• [INSTRUCTION]: Set the listing down again in full, word for word, with the pictures left out.

• [DATA PROVIDED]:
—————

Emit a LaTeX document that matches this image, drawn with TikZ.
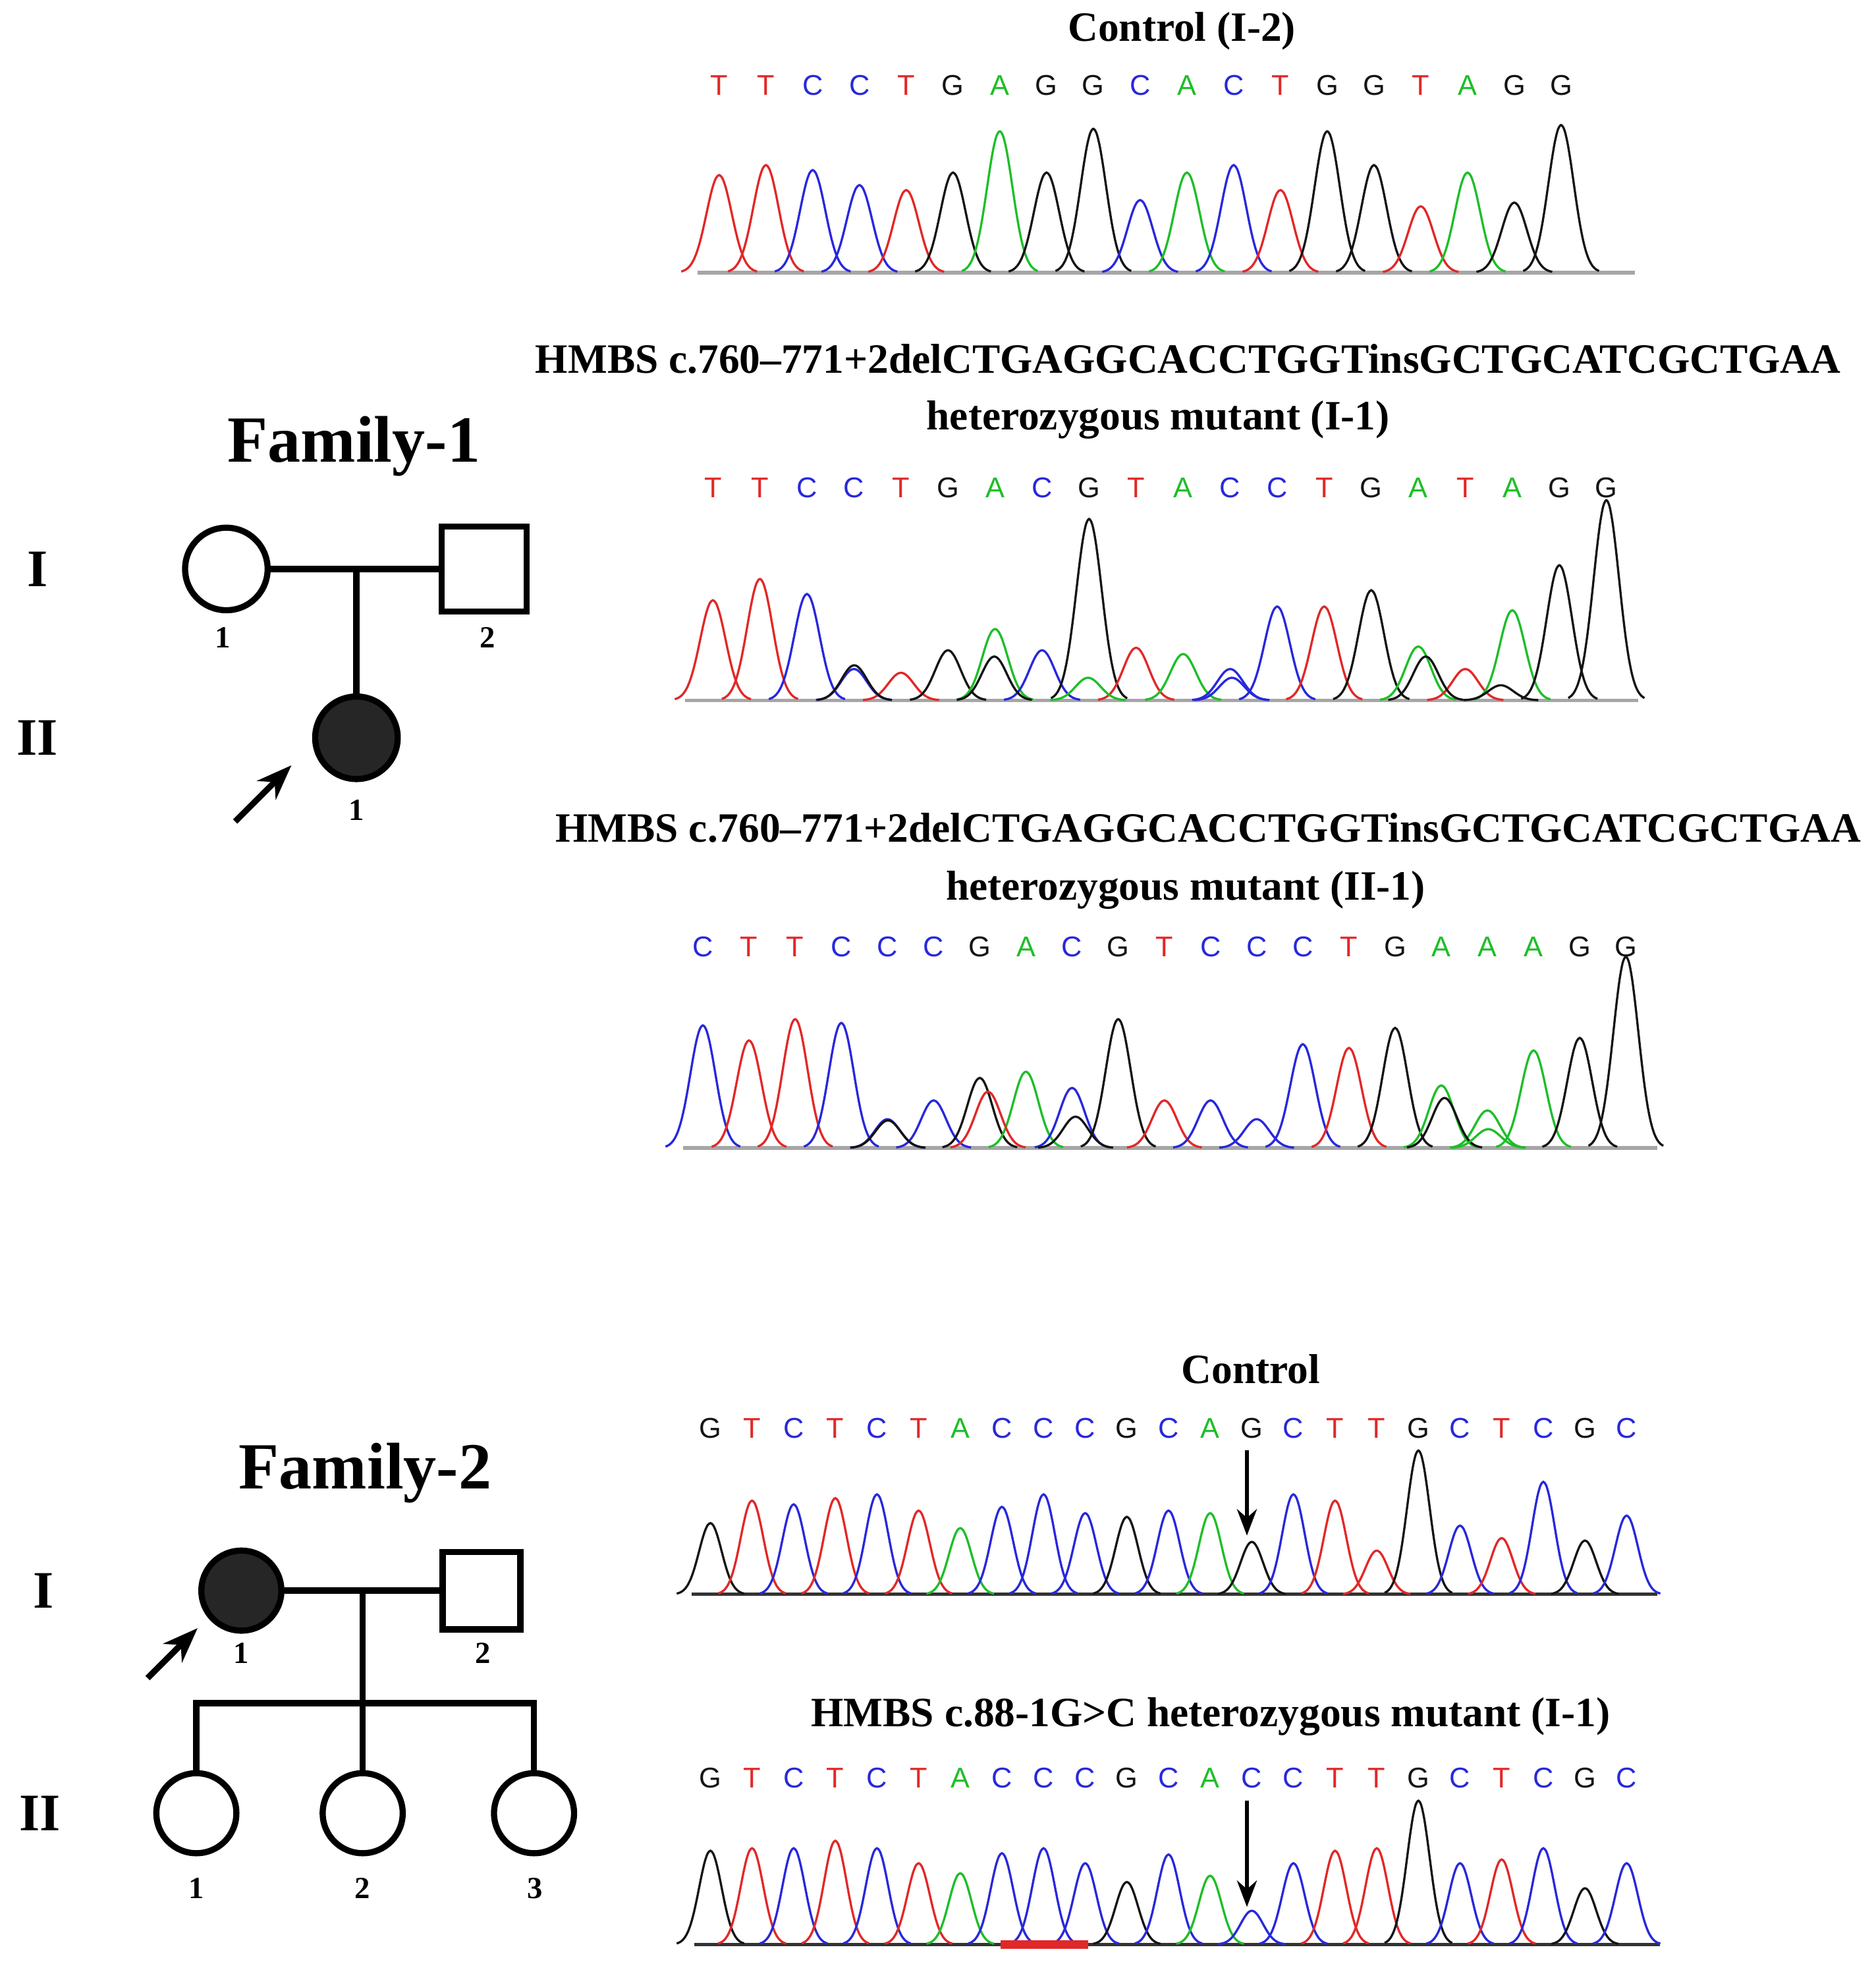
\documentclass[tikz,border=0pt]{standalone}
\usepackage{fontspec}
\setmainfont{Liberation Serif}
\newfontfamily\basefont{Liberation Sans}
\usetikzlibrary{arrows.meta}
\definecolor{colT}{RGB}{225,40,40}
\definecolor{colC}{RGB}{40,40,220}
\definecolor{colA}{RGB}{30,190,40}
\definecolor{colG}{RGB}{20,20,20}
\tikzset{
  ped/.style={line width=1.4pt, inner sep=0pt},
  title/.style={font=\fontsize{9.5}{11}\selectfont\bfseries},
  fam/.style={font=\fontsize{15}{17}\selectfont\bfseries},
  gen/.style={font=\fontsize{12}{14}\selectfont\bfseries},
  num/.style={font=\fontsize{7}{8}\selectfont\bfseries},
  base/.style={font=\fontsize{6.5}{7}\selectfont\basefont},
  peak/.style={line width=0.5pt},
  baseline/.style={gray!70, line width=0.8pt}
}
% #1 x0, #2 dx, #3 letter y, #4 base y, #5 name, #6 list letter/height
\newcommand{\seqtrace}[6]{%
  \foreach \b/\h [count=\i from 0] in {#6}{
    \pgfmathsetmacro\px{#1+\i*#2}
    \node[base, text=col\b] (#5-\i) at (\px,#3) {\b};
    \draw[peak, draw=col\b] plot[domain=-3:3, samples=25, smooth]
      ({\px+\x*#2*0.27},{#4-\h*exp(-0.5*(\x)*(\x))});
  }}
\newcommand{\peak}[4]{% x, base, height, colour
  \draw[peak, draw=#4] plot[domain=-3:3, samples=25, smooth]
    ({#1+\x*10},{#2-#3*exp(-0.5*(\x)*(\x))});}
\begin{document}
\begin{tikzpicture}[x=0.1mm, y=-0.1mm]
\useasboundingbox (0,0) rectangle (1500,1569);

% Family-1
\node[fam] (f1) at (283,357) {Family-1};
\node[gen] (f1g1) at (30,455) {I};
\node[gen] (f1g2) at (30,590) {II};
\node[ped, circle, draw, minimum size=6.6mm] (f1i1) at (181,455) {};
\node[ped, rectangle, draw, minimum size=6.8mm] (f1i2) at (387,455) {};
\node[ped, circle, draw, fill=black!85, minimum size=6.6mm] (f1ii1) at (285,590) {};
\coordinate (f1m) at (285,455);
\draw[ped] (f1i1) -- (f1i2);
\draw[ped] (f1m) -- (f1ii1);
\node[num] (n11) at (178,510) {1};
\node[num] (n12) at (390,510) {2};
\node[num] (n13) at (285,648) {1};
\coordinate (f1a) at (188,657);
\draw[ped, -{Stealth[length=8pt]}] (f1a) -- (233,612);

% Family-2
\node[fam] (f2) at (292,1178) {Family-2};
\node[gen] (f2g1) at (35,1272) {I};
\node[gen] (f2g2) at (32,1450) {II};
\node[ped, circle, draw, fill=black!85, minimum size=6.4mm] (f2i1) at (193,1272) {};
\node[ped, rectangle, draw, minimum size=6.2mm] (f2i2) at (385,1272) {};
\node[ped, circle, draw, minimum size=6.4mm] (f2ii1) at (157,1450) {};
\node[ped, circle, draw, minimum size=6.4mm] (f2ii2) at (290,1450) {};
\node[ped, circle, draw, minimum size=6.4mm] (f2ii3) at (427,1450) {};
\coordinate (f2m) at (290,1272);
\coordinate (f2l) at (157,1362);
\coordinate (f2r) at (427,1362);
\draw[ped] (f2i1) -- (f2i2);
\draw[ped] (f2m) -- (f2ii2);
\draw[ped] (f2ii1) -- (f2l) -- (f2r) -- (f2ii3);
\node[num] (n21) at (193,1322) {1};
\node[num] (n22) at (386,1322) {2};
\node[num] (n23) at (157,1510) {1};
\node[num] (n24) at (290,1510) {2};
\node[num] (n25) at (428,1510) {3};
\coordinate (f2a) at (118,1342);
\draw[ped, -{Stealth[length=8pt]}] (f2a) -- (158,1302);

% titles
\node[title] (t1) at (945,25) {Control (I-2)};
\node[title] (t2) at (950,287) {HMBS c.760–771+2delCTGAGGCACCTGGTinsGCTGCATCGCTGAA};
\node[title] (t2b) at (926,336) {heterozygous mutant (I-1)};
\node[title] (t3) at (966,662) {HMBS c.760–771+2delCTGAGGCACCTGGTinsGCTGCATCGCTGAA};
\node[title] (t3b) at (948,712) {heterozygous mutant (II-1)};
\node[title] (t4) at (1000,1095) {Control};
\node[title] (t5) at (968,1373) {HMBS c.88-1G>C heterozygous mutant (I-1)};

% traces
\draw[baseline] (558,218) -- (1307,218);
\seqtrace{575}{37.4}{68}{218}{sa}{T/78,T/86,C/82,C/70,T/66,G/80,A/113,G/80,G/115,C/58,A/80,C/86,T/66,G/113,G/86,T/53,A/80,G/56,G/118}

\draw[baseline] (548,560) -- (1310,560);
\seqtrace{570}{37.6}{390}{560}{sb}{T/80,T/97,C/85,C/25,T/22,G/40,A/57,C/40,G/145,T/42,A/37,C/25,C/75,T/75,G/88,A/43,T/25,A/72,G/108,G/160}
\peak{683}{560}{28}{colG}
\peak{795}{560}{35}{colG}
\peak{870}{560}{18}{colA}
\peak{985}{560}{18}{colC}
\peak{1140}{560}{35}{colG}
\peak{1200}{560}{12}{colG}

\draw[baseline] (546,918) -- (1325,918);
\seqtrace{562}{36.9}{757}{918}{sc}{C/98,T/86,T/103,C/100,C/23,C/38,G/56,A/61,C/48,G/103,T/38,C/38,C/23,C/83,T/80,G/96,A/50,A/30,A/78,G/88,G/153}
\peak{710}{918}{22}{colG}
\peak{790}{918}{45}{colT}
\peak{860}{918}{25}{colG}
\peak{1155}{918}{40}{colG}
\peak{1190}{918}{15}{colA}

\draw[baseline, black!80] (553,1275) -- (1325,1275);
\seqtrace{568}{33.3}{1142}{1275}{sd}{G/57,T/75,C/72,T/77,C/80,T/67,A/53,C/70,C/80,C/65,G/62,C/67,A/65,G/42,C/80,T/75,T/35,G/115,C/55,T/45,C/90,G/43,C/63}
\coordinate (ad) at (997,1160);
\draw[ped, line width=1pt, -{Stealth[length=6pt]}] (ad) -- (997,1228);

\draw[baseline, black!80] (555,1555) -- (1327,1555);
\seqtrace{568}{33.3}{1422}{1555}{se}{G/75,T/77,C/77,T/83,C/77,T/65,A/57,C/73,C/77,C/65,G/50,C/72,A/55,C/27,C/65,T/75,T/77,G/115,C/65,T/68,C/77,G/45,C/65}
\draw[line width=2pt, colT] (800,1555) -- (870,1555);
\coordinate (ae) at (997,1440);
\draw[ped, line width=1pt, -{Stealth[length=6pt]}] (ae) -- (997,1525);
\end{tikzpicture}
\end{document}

—————

• [TASK RESPONSE]:
Emit a LaTeX document that matches this image, drawn with TikZ.
\documentclass[tikz,border=0pt]{standalone}
\usepackage{fontspec}
\setmainfont{Liberation Serif}
\newfontfamily\basefont{Liberation Sans}
\usetikzlibrary{arrows.meta}
\definecolor{colT}{RGB}{225,40,40}
\definecolor{colC}{RGB}{40,40,220}
\definecolor{colA}{RGB}{30,190,40}
\definecolor{colG}{RGB}{20,20,20}
\tikzset{
  ped/.style={line width=1.4pt, inner sep=0pt},
  title/.style={font=\fontsize{9.5}{11}\selectfont\bfseries},
  fam/.style={font=\fontsize{15}{17}\selectfont\bfseries},
  gen/.style={font=\fontsize{12}{14}\selectfont\bfseries},
  num/.style={font=\fontsize{7}{8}\selectfont\bfseries},
  base/.style={font=\fontsize{6.5}{7}\selectfont\basefont},
  peak/.style={line width=0.5pt},
  baseline/.style={gray!70, line width=0.8pt}
}
% #1 x0, #2 dx, #3 letter y, #4 base y, #5 name, #6 list letter/height
\newcommand{\seqtrace}[6]{%
  \foreach \b/\h [count=\i from 0] in {#6}{
    \pgfmathsetmacro\px{#1+\i*#2}
    \node[base, text=col\b] (#5-\i) at (\px,#3) {\b};
    \draw[peak, draw=col\b] plot[domain=-3:3, samples=25, smooth]
      ({\px+\x*#2*0.27},{#4-\h*exp(-0.5*(\x)*(\x))});
  }}
\newcommand{\peak}[4]{% x, base, height, colour
  \draw[peak, draw=#4] plot[domain=-3:3, samples=25, smooth]
    ({#1+\x*10},{#2-#3*exp(-0.5*(\x)*(\x))});}
\begin{document}
\begin{tikzpicture}[x=0.1mm, y=-0.1mm]
\useasboundingbox (0,0) rectangle (1500,1569);

% Family-1
\node[fam] (f1) at (283,357) {Family-1};
\node[gen] (f1g1) at (30,455) {I};
\node[gen] (f1g2) at (30,590) {II};
\node[ped, circle, draw, minimum size=6.6mm] (f1i1) at (181,455) {};
\node[ped, rectangle, draw, minimum size=6.8mm] (f1i2) at (387,455) {};
\node[ped, circle, draw, fill=black!85, minimum size=6.6mm] (f1ii1) at (285,590) {};
\coordinate (f1m) at (285,455);
\draw[ped] (f1i1) -- (f1i2);
\draw[ped] (f1m) -- (f1ii1);
\node[num] (n11) at (178,510) {1};
\node[num] (n12) at (390,510) {2};
\node[num] (n13) at (285,648) {1};
\coordinate (f1a) at (188,657);
\draw[ped, -{Stealth[length=8pt]}] (f1a) -- (233,612);

% Family-2
\node[fam] (f2) at (292,1178) {Family-2};
\node[gen] (f2g1) at (35,1272) {I};
\node[gen] (f2g2) at (32,1450) {II};
\node[ped, circle, draw, fill=black!85, minimum size=6.4mm] (f2i1) at (193,1272) {};
\node[ped, rectangle, draw, minimum size=6.2mm] (f2i2) at (385,1272) {};
\node[ped, circle, draw, minimum size=6.4mm] (f2ii1) at (157,1450) {};
\node[ped, circle, draw, minimum size=6.4mm] (f2ii2) at (290,1450) {};
\node[ped, circle, draw, minimum size=6.4mm] (f2ii3) at (427,1450) {};
\coordinate (f2m) at (290,1272);
\coordinate (f2l) at (157,1362);
\coordinate (f2r) at (427,1362);
\draw[ped] (f2i1) -- (f2i2);
\draw[ped] (f2m) -- (f2ii2);
\draw[ped] (f2ii1) -- (f2l) -- (f2r) -- (f2ii3);
\node[num] (n21) at (193,1322) {1};
\node[num] (n22) at (386,1322) {2};
\node[num] (n23) at (157,1510) {1};
\node[num] (n24) at (290,1510) {2};
\node[num] (n25) at (428,1510) {3};
\coordinate (f2a) at (118,1342);
\draw[ped, -{Stealth[length=8pt]}] (f2a) -- (158,1302);

% titles
\node[title] (t1) at (945,25) {Control (I-2)};
\node[title] (t2) at (950,287) {HMBS c.760–771+2delCTGAGGCACCTGGTinsGCTGCATCGCTGAA};
\node[title] (t2b) at (926,336) {heterozygous mutant (I-1)};
\node[title] (t3) at (966,662) {HMBS c.760–771+2delCTGAGGCACCTGGTinsGCTGCATCGCTGAA};
\node[title] (t3b) at (948,712) {heterozygous mutant (II-1)};
\node[title] (t4) at (1000,1095) {Control};
\node[title] (t5) at (968,1373) {HMBS c.88-1G>C heterozygous mutant (I-1)};

% traces
\draw[baseline] (558,218) -- (1307,218);
\seqtrace{575}{37.4}{68}{218}{sa}{T/78,T/86,C/82,C/70,T/66,G/80,A/113,G/80,G/115,C/58,A/80,C/86,T/66,G/113,G/86,T/53,A/80,G/56,G/118}

\draw[baseline] (548,560) -- (1310,560);
\seqtrace{570}{37.6}{390}{560}{sb}{T/80,T/97,C/85,C/25,T/22,G/40,A/57,C/40,G/145,T/42,A/37,C/25,C/75,T/75,G/88,A/43,T/25,A/72,G/108,G/160}
\peak{683}{560}{28}{colG}
\peak{795}{560}{35}{colG}
\peak{870}{560}{18}{colA}
\peak{985}{560}{18}{colC}
\peak{1140}{560}{35}{colG}
\peak{1200}{560}{12}{colG}

\draw[baseline] (546,918) -- (1325,918);
\seqtrace{562}{36.9}{757}{918}{sc}{C/98,T/86,T/103,C/100,C/23,C/38,G/56,A/61,C/48,G/103,T/38,C/38,C/23,C/83,T/80,G/96,A/50,A/30,A/78,G/88,G/153}
\peak{710}{918}{22}{colG}
\peak{790}{918}{45}{colT}
\peak{860}{918}{25}{colG}
\peak{1155}{918}{40}{colG}
\peak{1190}{918}{15}{colA}

\draw[baseline, black!80] (553,1275) -- (1325,1275);
\seqtrace{568}{33.3}{1142}{1275}{sd}{G/57,T/75,C/72,T/77,C/80,T/67,A/53,C/70,C/80,C/65,G/62,C/67,A/65,G/42,C/80,T/75,T/35,G/115,C/55,T/45,C/90,G/43,C/63}
\coordinate (ad) at (997,1160);
\draw[ped, line width=1pt, -{Stealth[length=6pt]}] (ad) -- (997,1228);

\draw[baseline, black!80] (555,1555) -- (1327,1555);
\seqtrace{568}{33.3}{1422}{1555}{se}{G/75,T/77,C/77,T/83,C/77,T/65,A/57,C/73,C/77,C/65,G/50,C/72,A/55,C/27,C/65,T/75,T/77,G/115,C/65,T/68,C/77,G/45,C/65}
\draw[line width=2pt, colT] (800,1555) -- (870,1555);
\coordinate (ae) at (997,1440);
\draw[ped, line width=1pt, -{Stealth[length=6pt]}] (ae) -- (997,1525);
\end{tikzpicture}
\end{document}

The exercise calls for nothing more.